WRITTEN INSTRUCTION: Pictures must not be retyped. Return exactly the lines from the one with "What React, TypeScript" through the one with "const xAxisTitle = 'semanas';", both included, and no others.

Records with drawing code
——

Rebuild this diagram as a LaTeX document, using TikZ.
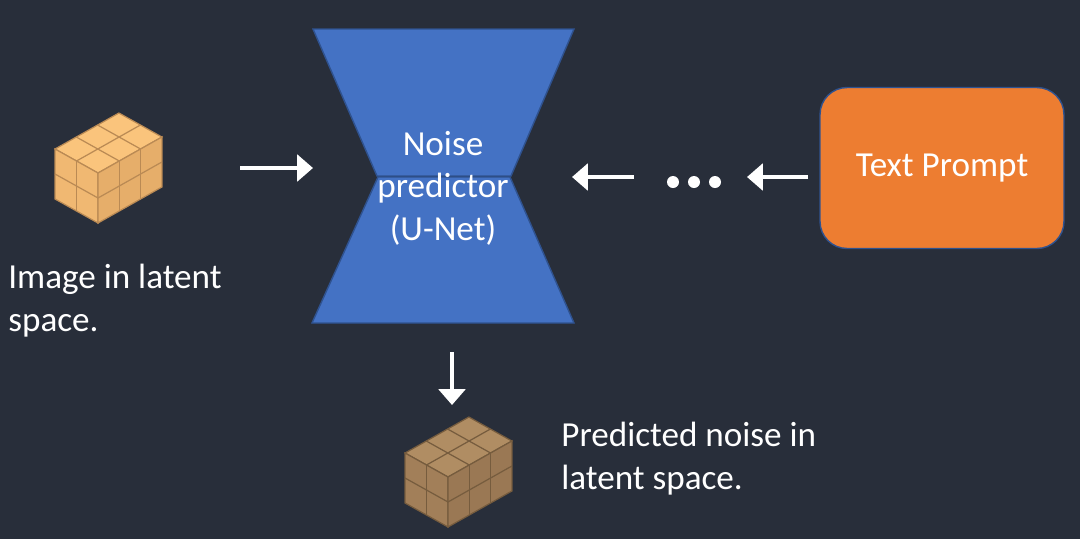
\documentclass[tikz,border=0pt]{standalone}
\usepackage{fontspec}
\setmainfont{Carlito}
\usepackage{xcolor}
\usepackage{tikz}
\usetikzlibrary{arrows.meta}

\definecolor{bgdark}{RGB}{40,46,58}
\definecolor{unetblue}{RGB}{68,114,196}
\definecolor{unetedge}{RGB}{47,82,143}
\definecolor{promptorange}{RGB}{237,125,49}
\definecolor{imgtop}{RGB}{250,196,124}
\definecolor{imgleft}{RGB}{240,184,114}
\definecolor{imgright}{RGB}{230,174,106}
\definecolor{imgline}{RGB}{186,138,84}
\definecolor{noisetop}{RGB}{176,141,99}
\definecolor{noiseleft}{RGB}{162,127,89}
\definecolor{noiseright}{RGB}{154,120,84}
\definecolor{noiseline}{RGB}{118,92,62}

% latent cube: front-top corner, top, left, right, line colours
\newcommand{\latentcube}[5]{%
  \begin{scope}[shift={#1}, x={(0.426cm,0.24cm)}, y={(-0.43cm,0.24cm)}, z={(0cm,-0.5cm)}, draw=#5, line width=0.7pt]
    \filldraw[fill=#2] (0,0,0) -- (3,0,0) -- (3,2,0) -- (0,2,0) -- cycle;
    \filldraw[fill=#3] (0,0,0) -- (0,2,0) -- (0,2,2) -- (0,0,2) -- cycle;
    \filldraw[fill=#4] (0,0,0) -- (3,0,0) -- (3,0,2) -- (0,0,2) -- cycle;
    \draw (0,1,0) -- (3,1,0);
    \foreach \i in {1,2} \draw (\i,0,0) -- (\i,2,0);
    \draw (0,1,0) -- (0,1,2);
    \draw (0,0,1) -- (0,2,1);
    \foreach \i in {1,2} \draw (\i,0,0) -- (\i,0,2);
    \draw (0,0,1) -- (3,0,1);
  \end{scope}}

\begin{document}
\begin{tikzpicture}[x=0.02cm, y=-0.02cm,
    label/.style={text=white, font=\fontsize{20}{24}\selectfont, inner sep=0pt},
    flow/.style={draw=white, line width=2.8pt, -{Triangle[length=9pt,width=15pt]}}]
    % background
    \fill[bgdark] (0,0) rectangle (1080,539);
    \useasboundingbox (0,0) rectangle (1080,539);

    % noise predictor (hourglass)
    \filldraw[fill=unetblue, draw=unetedge, line width=0.8pt] (313,29) -- (574,29) -- (511,176) -- (377,176) -- cycle;
    \filldraw[fill=unetblue, draw=unetedge, line width=0.8pt] (378,177) -- (510,177) -- (574,323) -- (312,323) -- cycle;
    \node[label, align=center, anchor=base] (unet) at (443,240) {Noise\\predictor\\(U-Net)};

    % latent cubes
    \latentcube{(98,173)}{imgtop}{imgleft}{imgright}{imgline}
    \latentcube{(448,477)}{noisetop}{noiseleft}{noiseright}{noiseline}
    \node[label, align=left, anchor=base west] (imglabel) at (8,331) {Image in latent\\space.};
    \node[label, align=left, anchor=base west] (noiselabel) at (561,489) {Predicted noise in\\latent space.};

    % text prompt
    \node[label, fill=promptorange, draw=unetedge, line width=0.8pt, rounded corners=0.54cm,
          minimum width=4.88cm, minimum height=3.22cm] (prompt) at (942,168) {Text Prompt};

    % arrows
    \coordinate (img-out) at (240,168);
    \coordinate (unet-in) at (313,168);
    \coordinate (dots-out) at (634,177);
    \coordinate (unet-txt) at (572,177);
    \coordinate (prompt-out) at (808,177);
    \coordinate (dots-in) at (747,177);
    \coordinate (unet-out) at (452,352);
    \coordinate (noise-in) at (452,405);
    \draw[flow] (img-out) -- (unet-in);
    \draw[flow] (dots-out) -- (unet-txt);
    \draw[flow] (prompt-out) -- (dots-in);
    \draw[flow] (unet-out) -- (noise-in);
    \foreach \x in {673,694,715}
        \fill[white] (\x,182) circle (0.12cm);
\end{tikzpicture}
\end{document}
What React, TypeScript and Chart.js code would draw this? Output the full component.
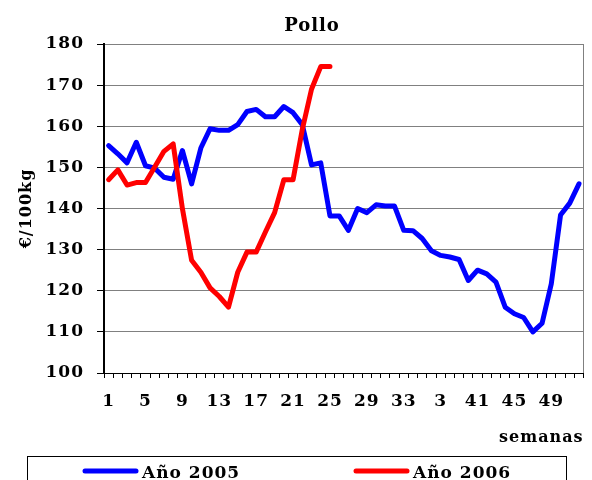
import React, { useEffect, useRef } from 'react';
import { Chart, registerables } from 'chart.js';

Chart.register(...registerables);

const chartTitle = 'Pollo';
const yAxisTitle = '€/100kg';
const xAxisTitle = 'semanas';

const weekLabels = [
  '1', '2', '3', '4', '5', '6', '7', '8', '9', '10',
  '11', '12', '13', '14', '15', '16', '17', '18', '19', '20',
  '21', '22', '23', '24', '25', '26', '27', '28', '29', '30',
  '31', '32', '33', '34', '35', '36', '3', '38', '39', '40',
  '41', '42', '43', '44', '45', '46', '47', '48', '49', '50',
  '51', '52',
];

const serie2005 = [
  155.3, 153.3, 151.1, 156.1, 150.4, 149.8, 147.6, 147.1, 154.1, 146,
  154.7, 159.4, 159, 159, 160.4, 163.6, 164.1, 162.3, 162.3, 164.8,
  163.3, 160.4, 150.6, 151.1, 138.2, 138.2, 134.7, 140, 139, 140.9,
  140.6, 140.6, 134.7, 134.6, 132.7, 129.7, 128.6, 128.2, 127.6, 122.5,
  125, 124.1, 122.1, 116, 114.4, 113.5, 110, 112.1, 121.7, 138.4,
  141.3, 146,
];

const serie2006 = [
  147, 149.4, 145.7, 146.3, 146.3, 150.1, 153.9, 155.7, 140, 127.4,
  124.5, 120.7, 118.6, 116, 124.5, 129.4, 129.4, 134.3, 139, 147,
  147, 159.2, 169, 174.5, 174.5,
];

const seriesNames = ['Año 2005', 'Año 2006'];
const seriesColors = ['#0000FF', '#FF0000'];

const yMin = 100;
const yMax = 180;
const yStep = 10;

const FONT = "'DejaVu Serif', serif";
const SPACING = '1px';

const spacingPlugin = {
  id: 'letterSpacing',
  beforeLayout(chart: any) {
    chart.ctx.letterSpacing = SPACING;
  },
  beforeDraw(chart: any) {
    chart.ctx.letterSpacing = SPACING;
  },
};

const framePlugin = {
  id: 'frameAndLegend',
  afterDraw(chart: any) {
    const { ctx, chartArea } = chart;
    ctx.save();
    ctx.letterSpacing = SPACING;
    // title
    ctx.fillStyle = '#000';
    ctx.font = `bold 18px ${FONT}`;
    ctx.textAlign = 'center';
    ctx.textBaseline = 'alphabetic';
    ctx.fillText(chartTitle, 312, 31);

    // right border of plot
    ctx.strokeStyle = '#808080';
    ctx.lineWidth = 1;
    ctx.beginPath();
    ctx.moveTo(Math.round(chartArea.right) - 0.5, chartArea.top);
    ctx.lineTo(Math.round(chartArea.right) - 0.5, chartArea.bottom);
    ctx.stroke();

    // legend box
    ctx.strokeStyle = '#000';
    ctx.lineWidth = 1;
    ctx.strokeRect(27.5, 456.5, 539, 40);

    const starts = [83, 354];
    chart.data.datasets.forEach((ds: any, i: number) => {
      const x0 = starts[i];
      ctx.strokeStyle = ds.borderColor;
      ctx.lineWidth = 5;
      ctx.lineCap = 'round';
      ctx.beginPath();
      ctx.moveTo(x0 + 2, 471);
      ctx.lineTo(x0 + 53, 471);
      ctx.stroke();
      ctx.fillStyle = '#000';
      ctx.font = `bold 17px ${FONT}`;
      ctx.textBaseline = 'alphabetic';
      ctx.textAlign = 'left';
      ctx.fillText(ds.label, x0 + 59, 478);
    });
    ctx.restore();
  },
};

export default function App() {
  const ref = useRef<HTMLCanvasElement | null>(null);

  useEffect(() => {
    if (!ref.current) return;
    const chart = new Chart(ref.current, {
      type: 'line',
      data: {
        labels: weekLabels,
        datasets: [
          {
            label: seriesNames[0],
            data: serie2005,
            borderColor: seriesColors[0],
            backgroundColor: seriesColors[0],
            borderWidth: 5,
            pointRadius: 0,
            tension: 0,
            borderJoinStyle: 'round',
            borderCapStyle: 'round',
            order: 1,
          },
          {
            label: seriesNames[1],
            data: serie2006,
            borderColor: seriesColors[1],
            backgroundColor: seriesColors[1],
            borderWidth: 5,
            pointRadius: 0,
            tension: 0,
            borderJoinStyle: 'round',
            borderCapStyle: 'round',
            order: 0,
          },
        ],
      },
      options: {
        responsive: false,
        animation: false,
        devicePixelRatio: 1,
        layout: { padding: { left: 0, right: 2, top: 44, bottom: 30 } },
        plugins: {
          legend: { display: false },
          tooltip: { enabled: false },
          title: { display: false },
        },
        scales: {
          x: {
            type: 'category',
            offset: true,
            grid: {
              display: true,
              drawOnChartArea: false,
              drawTicks: true,
              offset: true,
              tickLength: 5,
              tickColor: '#000',
            },
            border: { display: true, color: '#000', width: 1 },
            ticks: {
              autoSkip: false,
              maxRotation: 0,
              minRotation: 0,
              padding: 13,
              color: '#000',
              font: { family: FONT, size: 17, weight: 'bold' },
              callback: (_v: any, i: number) => (i % 4 === 0 ? weekLabels[i] : ''),
            },
            title: {
              display: true,
              text: xAxisTitle,
              align: 'end',
              color: '#000',
              font: { family: FONT, size: 16, weight: 'bold' },
              padding: { top: 0, bottom: 3 },
            },
            afterFit: (scale: any) => {
              scale.height = 77;
            },
          },
          y: {
            min: yMin,
            max: yMax,
            grid: {
              color: '#808080',
              tickColor: '#000',
              tickLength: 7,
              lineWidth: 1,
            },
            border: { display: true, color: '#000', width: 2 },
            ticks: {
              stepSize: yStep,
              padding: 13,
              color: '#000',
              font: { family: FONT, size: 17, weight: 'bold' },
            },
            title: {
              display: true,
              text: yAxisTitle,
              color: '#000',
              font: { family: FONT, size: 16, weight: 'bold' },
              padding: { top: 17, bottom: 0 },
            },
            afterFit: (scale: any) => {
              scale.width = 104;
            },
          },
        },
      },
      plugins: [spacingPlugin, framePlugin],
    } as any);
    return () => chart.destroy();
  }, []);

  return (
    <div style={{ position: 'fixed', left: 0, top: 0, width: 592, height: 480, background: '#fff' }}>
      <canvas ref={ref} width={592} height={480} style={{ display: 'block', width: 592, height: 480 }} />
    </div>
  );
}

——

COMPLETE OUTPUT:
What React, TypeScript and Chart.js code would draw this? Output the full component.
import React, { useEffect, useRef } from 'react';
import { Chart, registerables } from 'chart.js';

Chart.register(...registerables);

const chartTitle = 'Pollo';
const yAxisTitle = '€/100kg';
const xAxisTitle = 'semanas';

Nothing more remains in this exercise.